» **Data supplied**:

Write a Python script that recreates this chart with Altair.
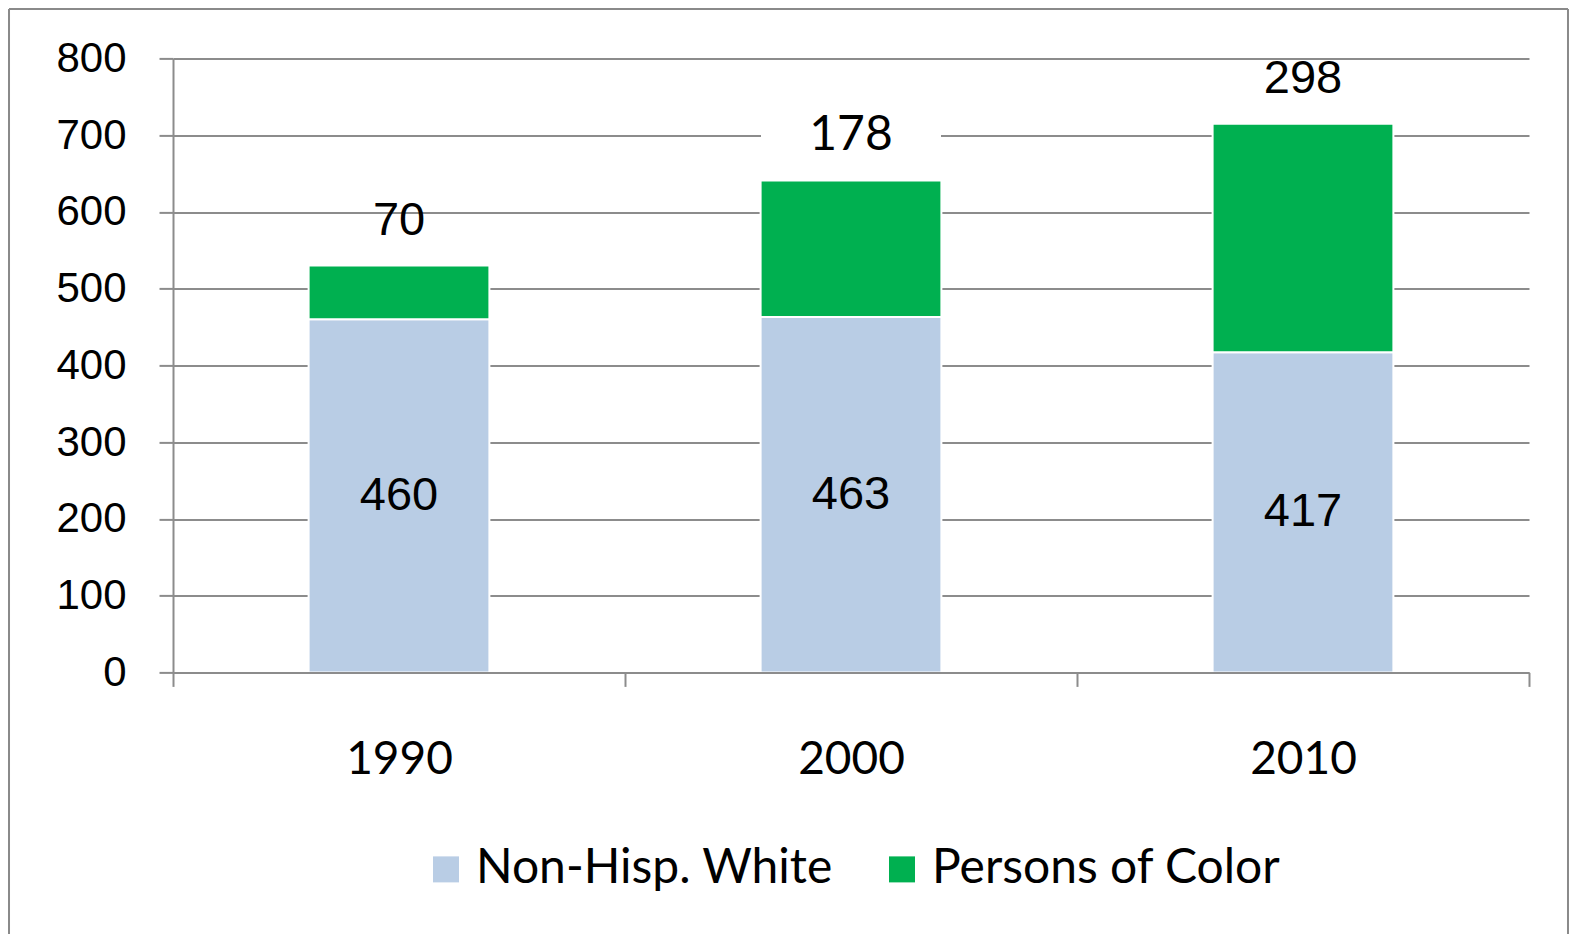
import altair as alt
import pandas as pd

years = ["1990", "2000", "2010"]
non_hisp_white = [460, 463, 417]
persons_of_color = [70, 178, 298]
series = ["Non-Hisp. White", "Persons of Color"]
series_colors = ["#B9CDE5", "#00B050"]
y_ticks = [0, 100, 200, 300, 400, 500, 600, 700, 800]

GRID = "#8C8C8C"
FRAME = "#8A8A8A"
W, H = 1356, 614

rows = []
for i, yr in enumerate(years):
    rows.append({"year": yr, "group": series[0], "value": non_hisp_white[i], "order": 0})
    rows.append({"year": yr, "group": series[1], "value": persons_of_color[i], "order": 1})
long_df = pd.DataFrame(rows)
wide_df = pd.DataFrame({"year": years, "white": non_hisp_white, "poc": persons_of_color})

x_scale = alt.Scale(domain=years, paddingInner=0, paddingOuter=0)
y_scale = alt.Scale(domain=[0, 800], nice=False)

x_axis = alt.Axis(title=None, labelAngle=0, labelFont="Lato", labelFontSize=46,
                  labelColor="black", labelPadding=51, tickBand="extent", tickSize=14,
                  tickColor=GRID, tickWidth=2, domainColor=GRID, domainWidth=2,
                  grid=False, zindex=1)
y_axis = alt.Axis(title=None, values=y_ticks, labelFont="Liberation Sans", labelFontSize=42,
                  labelColor="black", labelPadding=33, tickSize=14, tickColor=GRID,
                  tickWidth=2, domainColor=GRID, domainWidth=2, gridColor=GRID,
                  gridWidth=2, grid=True)

legend = alt.Legend(orient="none", legendX=249, legendY=787, direction="horizontal",
                    title=None, labelFont="Lato", labelFontSize=48, labelColor="black",
                    symbolType="square", symbolSize=676, symbolStrokeWidth=0,
                    labelOffset=6, columnPadding=44, padding=0, labelLimit=600)

bars = alt.Chart(long_df).mark_bar(
    stroke="white", strokeWidth=2, width=alt.RelativeBandSize(0.4)
).encode(
    x=alt.X("year:N", scale=x_scale, axis=x_axis),
    y=alt.Y("value:Q", stack="zero", scale=y_scale, axis=y_axis),
    color=alt.Color("group:N", scale=alt.Scale(domain=series, range=series_colors), legend=legend),
    order=alt.Order("order:Q"),
)

white_labels = alt.Chart(wide_df).transform_calculate(
    mid="datum.white / 2"
).mark_text(font="Liberation Sans", fontSize=47, color="black", baseline="middle").encode(
    x=alt.X("year:N", scale=x_scale),
    y=alt.Y("mid:Q", scale=y_scale),
    text=alt.Text("white:Q"),
)

label_bg = alt.Chart(wide_df).transform_filter(
    alt.datum.year == "2000"
).transform_calculate(
    lo="datum.white + datum.poc + 35", hi="datum.white + datum.poc + 85"
).mark_bar(color="white", width=180).encode(
    x=alt.X("year:N", scale=x_scale),
    y=alt.Y("lo:Q", scale=y_scale),
    y2="hi:Q",
)

top_labels_a = alt.Chart(wide_df).transform_filter(
    alt.datum.year != "2000"
).transform_calculate(
    total="datum.white + datum.poc"
).mark_text(font="Liberation Sans", fontSize=47, color="black", baseline="middle", dy=-45).encode(
    x=alt.X("year:N", scale=x_scale),
    y=alt.Y("total:Q", scale=y_scale),
    text=alt.Text("poc:Q"),
)

top_labels_b = alt.Chart(wide_df).transform_filter(
    alt.datum.year == "2000"
).transform_calculate(
    total="datum.white + datum.poc"
).mark_text(font="Lato", fontSize=48, color="black", baseline="middle", dy=-44).encode(
    x=alt.X("year:N", scale=x_scale),
    y=alt.Y("total:Q", scale=y_scale),
    text=alt.Text("poc:Q"),
)

one = pd.DataFrame({"k": [0]})
frame_top = alt.Chart(one).mark_rule(color=FRAME, strokeWidth=2).encode(
    x=alt.value(-164), x2=alt.value(1395), y=alt.value(-49.4))
frame_left = alt.Chart(one).mark_rule(color=FRAME, strokeWidth=2).encode(
    x=alt.value(-164), y=alt.value(-49.4), y2=alt.value(900))
frame_right = alt.Chart(one).mark_rule(color=FRAME, strokeWidth=2).encode(
    x=alt.value(1395), y=alt.value(-49.4), y2=alt.value(900))

chart = alt.layer(
    frame_top, frame_left, frame_right, bars, label_bg, white_labels, top_labels_a, top_labels_b
).properties(
    width=W, height=H,
    autosize=alt.AutoSizeParams(type="none"),
    padding={"left": 165, "top": 50.4, "right": 41, "bottom": 262},
).configure_view(stroke=None)

chart.save("out.html", embed_options={"renderer": "svg", "actions": False})
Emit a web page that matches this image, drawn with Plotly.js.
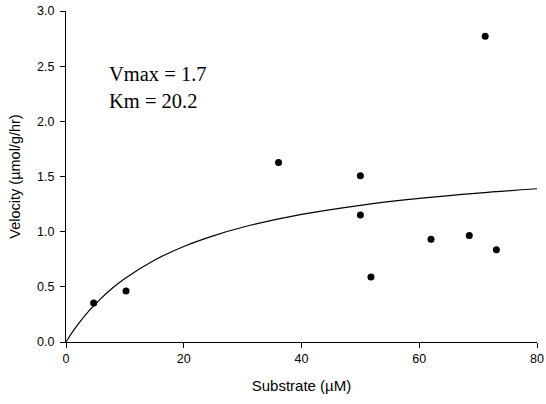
<!DOCTYPE html>
<html>
<head>
<meta charset="utf-8">
<script src="https://cdn.plot.ly/plotly-3.0.1.min.js"></script>
<style>html,body{margin:0;padding:0;background:#fff;}#chart{width:546px;height:404px;}</style>
</head>
<body>
<div id="chart"></div>
<script>
// Observed data points
const substrate = [4.7, 10.2, 36.1, 50.0, 50.0, 51.8, 62.0, 68.5, 71.2, 73.1];
const velocity  = [0.354, 0.463, 1.628, 1.506, 1.152, 0.590, 0.932, 0.965, 2.771, 0.835];

// Fitted curve
const curveX = [0, 1, 2, 4, 6, 8, 10, 15, 20, 25, 30, 40, 50, 60, 70, 80];
const curveY = [0, 0.082, 0.157, 0.288, 0.398, 0.494, 0.576, 0.741, 0.866, 0.962, 1.040, 1.156, 1.239, 1.301, 1.350, 1.389];

const xTicks = [0, 20, 40, 60, 80];
const yTicks = [0, 0.5, 1.0, 1.5, 2.0, 2.5, 3.0];

const fitLabel = "Vmax = 1.7<br>Km = 20.2";

const traces = [
  {x: curveX, y: curveY, mode: 'lines', type: 'scatter',
   line: {color: '#000', width: 1.2, shape: 'spline'}, hoverinfo: 'skip'},
  {x: substrate, y: velocity, mode: 'markers', type: 'scatter',
   marker: {color: '#000', size: 7}}
];

const axisCommon = {
  showgrid: false, zeroline: false, showline: true, linecolor: '#000', linewidth: 1,
  ticks: 'outside', ticklen: 5, tickwidth: 1, tickcolor: '#000',
  tickfont: {family: 'Liberation Sans, Arial, sans-serif', size: 12.5, color: '#000'},
  mirror: false
};

const layout = {
  width: 546, height: 404,
  margin: {l: 66, r: 9, t: 11, b: 62},
  paper_bgcolor: '#fff', plot_bgcolor: '#fff',
  showlegend: false,
  xaxis: Object.assign({}, axisCommon, {
    range: [0, 80], tickvals: xTicks, ticktext: xTicks.map(String),
    title: {text: 'Substrate (µM)', standoff: 15,
            font: {family: 'Liberation Sans, Arial, sans-serif', size: 15, color: '#000'}}
  }),
  yaxis: Object.assign({}, axisCommon, {
    range: [0, 3], tickvals: yTicks, ticktext: yTicks.map(v => v.toFixed(1)),
    ticklabelstandoff: 3,
    title: {text: 'Velocity (µmol/g/hr)', standoff: 13,
            font: {family: 'Liberation Sans, Arial, sans-serif', size: 14.5, color: '#000'}}
  }),
  annotations: [{
    x: 6.9, y: 2.305, xref: 'x', yref: 'y', xanchor: 'left', yanchor: 'middle',
    text: fitLabel, showarrow: false, align: 'left',
    font: {family: 'Liberation Serif, Times New Roman, serif', size: 20.5, color: '#000'}
  }]
};

Plotly.newPlot('chart', traces, layout, {displayModeBar: false, staticPlot: true});
</script>
</body>
</html>
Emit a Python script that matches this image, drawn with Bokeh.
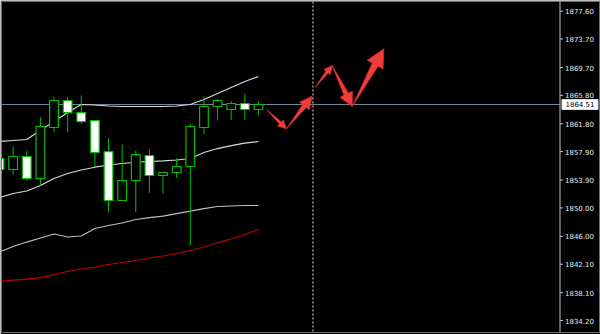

» **What to produce**:
Excluding the pictures, reproduce every entry exactly as given.

» **Worked answer**:
Write a Python script that recreates this chart with Altair.
import altair as alt
import pandas as pd

years = ["1990", "2000", "2010"]
non_hisp_white = [460, 463, 417]
persons_of_color = [70, 178, 298]
series = ["Non-Hisp. White", "Persons of Color"]
series_colors = ["#B9CDE5", "#00B050"]
y_ticks = [0, 100, 200, 300, 400, 500, 600, 700, 800]

GRID = "#8C8C8C"
FRAME = "#8A8A8A"
W, H = 1356, 614

rows = []
for i, yr in enumerate(years):
    rows.append({"year": yr, "group": series[0], "value": non_hisp_white[i], "order": 0})
    rows.append({"year": yr, "group": series[1], "value": persons_of_color[i], "order": 1})
long_df = pd.DataFrame(rows)
wide_df = pd.DataFrame({"year": years, "white": non_hisp_white, "poc": persons_of_color})

x_scale = alt.Scale(domain=years, paddingInner=0, paddingOuter=0)
y_scale = alt.Scale(domain=[0, 800], nice=False)

x_axis = alt.Axis(title=None, labelAngle=0, labelFont="Lato", labelFontSize=46,
                  labelColor="black", labelPadding=51, tickBand="extent", tickSize=14,
                  tickColor=GRID, tickWidth=2, domainColor=GRID, domainWidth=2,
                  grid=False, zindex=1)
y_axis = alt.Axis(title=None, values=y_ticks, labelFont="Liberation Sans", labelFontSize=42,
                  labelColor="black", labelPadding=33, tickSize=14, tickColor=GRID,
                  tickWidth=2, domainColor=GRID, domainWidth=2, gridColor=GRID,
                  gridWidth=2, grid=True)

legend = alt.Legend(orient="none", legendX=249, legendY=787, direction="horizontal",
                    title=None, labelFont="Lato", labelFontSize=48, labelColor="black",
                    symbolType="square", symbolSize=676, symbolStrokeWidth=0,
                    labelOffset=6, columnPadding=44, padding=0, labelLimit=600)

bars = alt.Chart(long_df).mark_bar(
    stroke="white", strokeWidth=2, width=alt.RelativeBandSize(0.4)
).encode(
    x=alt.X("year:N", scale=x_scale, axis=x_axis),
    y=alt.Y("value:Q", stack="zero", scale=y_scale, axis=y_axis),
    color=alt.Color("group:N", scale=alt.Scale(domain=series, range=series_colors), legend=legend),
    order=alt.Order("order:Q"),
)

white_labels = alt.Chart(wide_df).transform_calculate(
    mid="datum.white / 2"
).mark_text(font="Liberation Sans", fontSize=47, color="black", baseline="middle").encode(
    x=alt.X("year:N", scale=x_scale),
    y=alt.Y("mid:Q", scale=y_scale),
    text=alt.Text("white:Q"),
)

label_bg = alt.Chart(wide_df).transform_filter(
    alt.datum.year == "2000"
).transform_calculate(
    lo="datum.white + datum.poc + 35", hi="datum.white + datum.poc + 85"
).mark_bar(color="white", width=180).encode(
    x=alt.X("year:N", scale=x_scale),
    y=alt.Y("lo:Q", scale=y_scale),
    y2="hi:Q",
)

top_labels_a = alt.Chart(wide_df).transform_filter(
    alt.datum.year != "2000"
).transform_calculate(
    total="datum.white + datum.poc"
).mark_text(font="Liberation Sans", fontSize=47, color="black", baseline="middle", dy=-45).encode(
    x=alt.X("year:N", scale=x_scale),
    y=alt.Y("total:Q", scale=y_scale),
    text=alt.Text("poc:Q"),
)

top_labels_b = alt.Chart(wide_df).transform_filter(
    alt.datum.year == "2000"
).transform_calculate(
    total="datum.white + datum.poc"
).mark_text(font="Lato", fontSize=48, color="black", baseline="middle", dy=-44).encode(
    x=alt.X("year:N", scale=x_scale),
    y=alt.Y("total:Q", scale=y_scale),
    text=alt.Text("poc:Q"),
)

one = pd.DataFrame({"k": [0]})
frame_top = alt.Chart(one).mark_rule(color=FRAME, strokeWidth=2).encode(
    x=alt.value(-164), x2=alt.value(1395), y=alt.value(-49.4))
frame_left = alt.Chart(one).mark_rule(color=FRAME, strokeWidth=2).encode(
    x=alt.value(-164), y=alt.value(-49.4), y2=alt.value(900))
frame_right = alt.Chart(one).mark_rule(color=FRAME, strokeWidth=2).encode(
    x=alt.value(1395), y=alt.value(-49.4), y2=alt.value(900))

chart = alt.layer(
    frame_top, frame_left, frame_right, bars, label_bg, white_labels, top_labels_a, top_labels_b
).properties(
    width=W, height=H,
    autosize=alt.AutoSizeParams(type="none"),
    padding={"left": 165, "top": 50.4, "right": 41, "bottom": 262},
).configure_view(stroke=None)

chart.save("out.html", embed_options={"renderer": "svg", "actions": False})
Emit a web page that matches this image, drawn with Plotly.js.
<!DOCTYPE html>
<html>
<head>
<meta charset="utf-8">
<script src="https://cdn.plot.ly/plotly-3.0.1.min.js"></script>
<style>html,body{margin:0;padding:0;background:#fff;}#chart{width:546px;height:404px;}</style>
</head>
<body>
<div id="chart"></div>
<script>
// Observed data points
const substrate = [4.7, 10.2, 36.1, 50.0, 50.0, 51.8, 62.0, 68.5, 71.2, 73.1];
const velocity  = [0.354, 0.463, 1.628, 1.506, 1.152, 0.590, 0.932, 0.965, 2.771, 0.835];

// Fitted curve
const curveX = [0, 1, 2, 4, 6, 8, 10, 15, 20, 25, 30, 40, 50, 60, 70, 80];
const curveY = [0, 0.082, 0.157, 0.288, 0.398, 0.494, 0.576, 0.741, 0.866, 0.962, 1.040, 1.156, 1.239, 1.301, 1.350, 1.389];

const xTicks = [0, 20, 40, 60, 80];
const yTicks = [0, 0.5, 1.0, 1.5, 2.0, 2.5, 3.0];

const fitLabel = "Vmax = 1.7<br>Km = 20.2";

const traces = [
  {x: curveX, y: curveY, mode: 'lines', type: 'scatter',
   line: {color: '#000', width: 1.2, shape: 'spline'}, hoverinfo: 'skip'},
  {x: substrate, y: velocity, mode: 'markers', type: 'scatter',
   marker: {color: '#000', size: 7}}
];

const axisCommon = {
  showgrid: false, zeroline: false, showline: true, linecolor: '#000', linewidth: 1,
  ticks: 'outside', ticklen: 5, tickwidth: 1, tickcolor: '#000',
  tickfont: {family: 'Liberation Sans, Arial, sans-serif', size: 12.5, color: '#000'},
  mirror: false
};

const layout = {
  width: 546, height: 404,
  margin: {l: 66, r: 9, t: 11, b: 62},
  paper_bgcolor: '#fff', plot_bgcolor: '#fff',
  showlegend: false,
  xaxis: Object.assign({}, axisCommon, {
    range: [0, 80], tickvals: xTicks, ticktext: xTicks.map(String),
    title: {text: 'Substrate (µM)', standoff: 15,
            font: {family: 'Liberation Sans, Arial, sans-serif', size: 15, color: '#000'}}
  }),
  yaxis: Object.assign({}, axisCommon, {
    range: [0, 3], tickvals: yTicks, ticktext: yTicks.map(v => v.toFixed(1)),
    ticklabelstandoff: 3,
    title: {text: 'Velocity (µmol/g/hr)', standoff: 13,
            font: {family: 'Liberation Sans, Arial, sans-serif', size: 14.5, color: '#000'}}
  }),
  annotations: [{
    x: 6.9, y: 2.305, xref: 'x', yref: 'y', xanchor: 'left', yanchor: 'middle',
    text: fitLabel, showarrow: false, align: 'left',
    font: {family: 'Liberation Serif, Times New Roman, serif', size: 20.5, color: '#000'}
  }]
};

Plotly.newPlot('chart', traces, layout, {displayModeBar: false, staticPlot: true});
</script>
</body>
</html>
Emit a Python script that matches this image, drawn with Bokeh.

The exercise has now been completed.